Now, I haven't read the post about Laocoon yet, so I'm whizzing off there.
Posted by: David Kirwan | 24 Nov 2006 10:06:52
Surely the point is that no large Etruscan sculpture cast as a single whole has been found. This does not prove they don't exist. It's the old argument of 'arguing from silence'. I am a romantic, and I will continue to believe it is Etruscan! Whether it is or not, it is beautiful
Posted by: Jackie | 23 Nov 2006 22:24:48
Can I just say that I have considerable sympathy with David Kirwan's point!
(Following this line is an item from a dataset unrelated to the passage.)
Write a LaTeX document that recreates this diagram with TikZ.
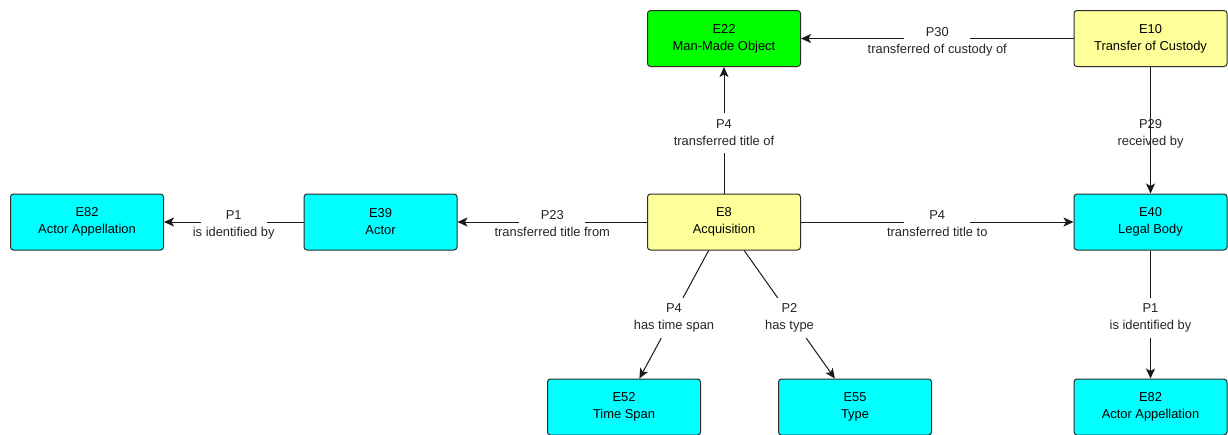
\documentclass[tikz,border=0pt]{standalone}
\usepackage{fontspec}
\setmainfont{Liberation Sans}
\usepackage{tikz}
\usetikzlibrary{arrows.meta}
\definecolor{objc}{HTML}{00FF00}
\definecolor{evtc}{HTML}{FFFF99}
\definecolor{entc}{HTML}{00FFFF}
\definecolor{edgec}{HTML}{2B2B2B}
\newcommand{\prop}[2]{\makebox[0pt]{\begin{tabular}{@{}c@{}}#1\\#2\end{tabular}}}
\tikzset{
  ent/.style={draw=edgec,line width=1pt,rounded corners=3pt,minimum width=153pt,minimum height=56pt,align=center,inner sep=0pt,font=\fontsize{12.9}{17}\selectfont,execute at begin node=\rule{0pt}{15pt}},
  ar/.style={-{Stealth[length=10pt,width=9pt,inset=2.5pt]},line width=1pt,black!90},
  rel/.style={fill=white,minimum width=66pt,minimum height=40pt,inner sep=0pt,yshift=-3pt,font=\fontsize{12.9}{17}\selectfont,text=black!85},
  relclear/.style={rel,fill=none}
}
\begin{document}
\begin{tikzpicture}[x=1pt,y=-1pt]
\path[use as bounding box,fill=white] (0,0) rectangle (1228,434);
% classes
\foreach \nm/\px/\py/\fc/\cd/\ttl in {
  e22/724/38.5/objc/E22/Man-Made Object,
  e10/1150.5/38.5/evtc/E10/Transfer of Custody,
  e82l/87/222/entc/E82/Actor Appellation,
  e39/380.5/222/entc/E39/Actor,
  e8/724/222/evtc/E8/Acquisition,
  e40/1150.5/222/entc/E40/Legal Body,
  e52/624/407/entc/E52/Time Span,
  e55/855/407/entc/E55/Type,
  e82r/1150.5/407/entc/E82/Actor Appellation}
  \node[ent,fill=\fc] (\nm) at (\px,\py) {\cd\\\ttl};
% properties
\draw[ar] (e10) -- node[rel] (p30) {\prop{P30}{transferred of custody of}} (e22);
\draw[ar] (e8) -- node[rel] (p4a) {\prop{P4}{transferred title of}} (e22);
\draw[ar] (e10) -- node[relclear] (p29) {\prop{P29}{received by}} (e40);
\draw[ar] (e39) -- node[rel] (p1a) {\prop{P1}{is identified by}} (e82l);
\draw[ar] (e8) -- node[rel] (p23) {\prop{P23}{transferred title from}} (e39);
\draw[ar] (e8) -- node[rel] (p4b) {\prop{P4}{transferred title to}} (e40);
\draw[ar] (e8) -- node[rel] (p4c) {\prop{P4}{has time span}} (e52);
\draw[ar] (e8) -- node[rel] (p2) {\prop{P2}{has type}} (e55);
\draw[ar] (e40) -- node[rel] (p1b) {\prop{P1}{is identified by}} (e82r);
\end{tikzpicture}
\end{document}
Posted by: Mary | 23 Nov 2006 19:10:36
If I understand the Italian article correctly, and I suppose it is since this is also Mary's summary of it, the argument reduces to: No large Etruscan sculpture was cast as a single whole, but the Wolf was cast as a single whole, therefore the Wolf is not Etruscan. But this is circular: in order to prove the Wolf is not Etruscan it has to assume that as a fact to start with, otherwise the Wolf is its own counter-argument. Personally, until more concrete evidence (a cast-iron proof?) turns up I shall be happy to continue to believe that it is an Etruscan masterpiece.
Posted by: David Kirwan | 23 Nov 2006 18:51:37
What is Disney on about? I thought this blog was about the bronze wolf and whether it was really made in the fifth century BC....jolly interesting too.
Posted by: baffled | 23 Nov 2006 13:18:59
Dera Mary,
I have sent you a few e-mails following your comments about the groping professor. I am afraid you have confirmed what we believe about academics- they let comments slip into the responses that flatter them- but when challenged they behave like children . We have been untertaking a survey of all students who had sex with their lecturers and they all did remarkably well- some are now professors-are you pleased your theory is correct?- and do you thnk they should make it a entrance requirement?
I bet you won't post this you chicken
Posted by: Disney | 22 Nov 2006 08:22:20
Does it matter anyway when it's made? It's such a great thing.
Posted by: Jerry | 21 Nov 2006 12:02:44
Mmmm. So what about the Portland Vase? I taught it to students for years, always thinking that there were oddities in the mythology, then someone comes along and says no, modern fake. So what do you think?